Этот призыв Филиппа ударил Людовика по нервам, словно весть об освобождении. Ну да, конечно! Ведь хотелось же ему забыться, уйти куда-нибудь от этого тягостного чувства. И в то же время опять сверкнули в глазах разноцветные искры, расплываясь в тысячи соблазнительных женских образов.
– Едем! Только сейчас! – крикнул он, хватая брата за руку.
– Ну вот! – обрадовался Филипп. – Так я пойду распоряжусь, а ты, вероятно, зайдешь к себе переодеться?
– Да, да. Конечно! Я сейчас буду готов…
– Но ты не раздумаешь?
– О, нет! – король сухо расхохотался. – Я так благодарен тебе, Филипп!
Он пожал руку брату и быстрым шагом направился к себе. Шел он, опустив с мрачным видом глаза книзу, и все, кто встречался с ним, испуганно отскакивали в сторону. Но Людовик никого не видел, ничего не замечал.
У себя в кабинете он увидел графин с прохладительным питьем, жадно потянулся к графину, налил себе стакан, выпил его залпом, налил еще и еще…
Питье освежило короля, в голове стало яснее. И в то же время внутри что-то настойчиво, еще настойчивее, чем раньше, звало вон отсюда.
Людовик подошел к большому венецианскому зеркалу и оглядел себя. Костюм был немного смят, кружева чуть-чуть потрепаны.
– Ах, да не все ли равно? – вслух произнес Людовик. – Король – везде и во всем король!
Но тут ему вдруг вспомнилось, при каких обстоятельствах пришел в такое состояние его камзол, и волна жгучего стыда обожгла ему сердце. И в то же время в голову кинулось глухое бешенство.

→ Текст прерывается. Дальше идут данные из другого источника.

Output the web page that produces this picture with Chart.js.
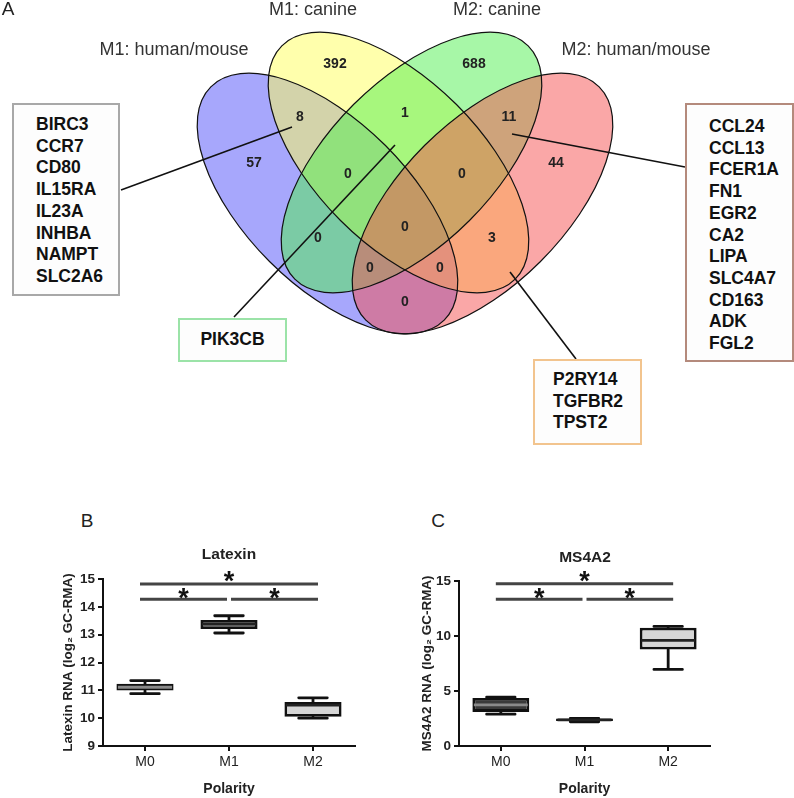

Людовик резко отвернулся и задел при этом за графин. Через секунду он с диким проклятьем схватил неповинный сосуд с прохладительным питьем, высоко взметнул его над головой и с раздражением кинул об пол, заставляя разлетаться вдребезги.
– Вот! – с облегчением сказал он затем.
– А-гхм! – послышался вдруг позади него чей-то осторожный кашель.
Людовик резко обернулся и увидел… Беатрису Перигор. Теперь он окончательно вышел из себя.
– Опять вы? – заревел он, наступая на девушку со сжатыми кулаками, и, казалось, что он вот-вот изобьет Беату. – Что вам нужно? Как вы смели явиться сюда?
– Ваше величество изволили забыть, но вы сами вручили мне ключ для того, чтобы я могла в необходимый момент незаметно и без помехи явиться к вам, – ровным, спокойным голосом ответила девушка.
Ее спокойствие отрезвило короля.
– Так что же вам нужно? – уже гораздо мягче спросил Людовик.
– Так как ваше величество все же, как я и говорила, решили ехать на праздник герцога Филиппа, то я хотела указать вот на что. Когда на празднике произойдет неожиданный сюрприз, то весть о непредвиденном исходе хитрой затеи наших врагов быстро дойдет сюда, и я предвижу, что под влиянием злобы от неудачи они могут отважиться на такое отчаянное дело, которое я не смогу предупредить. Поэтому необходимо, чтобы вы, ваше величество воспользовались случаем и задержали всех присутствующих на празднике под арестом до расследования, а сами как можно скорее вернулись обратно. Вот и все!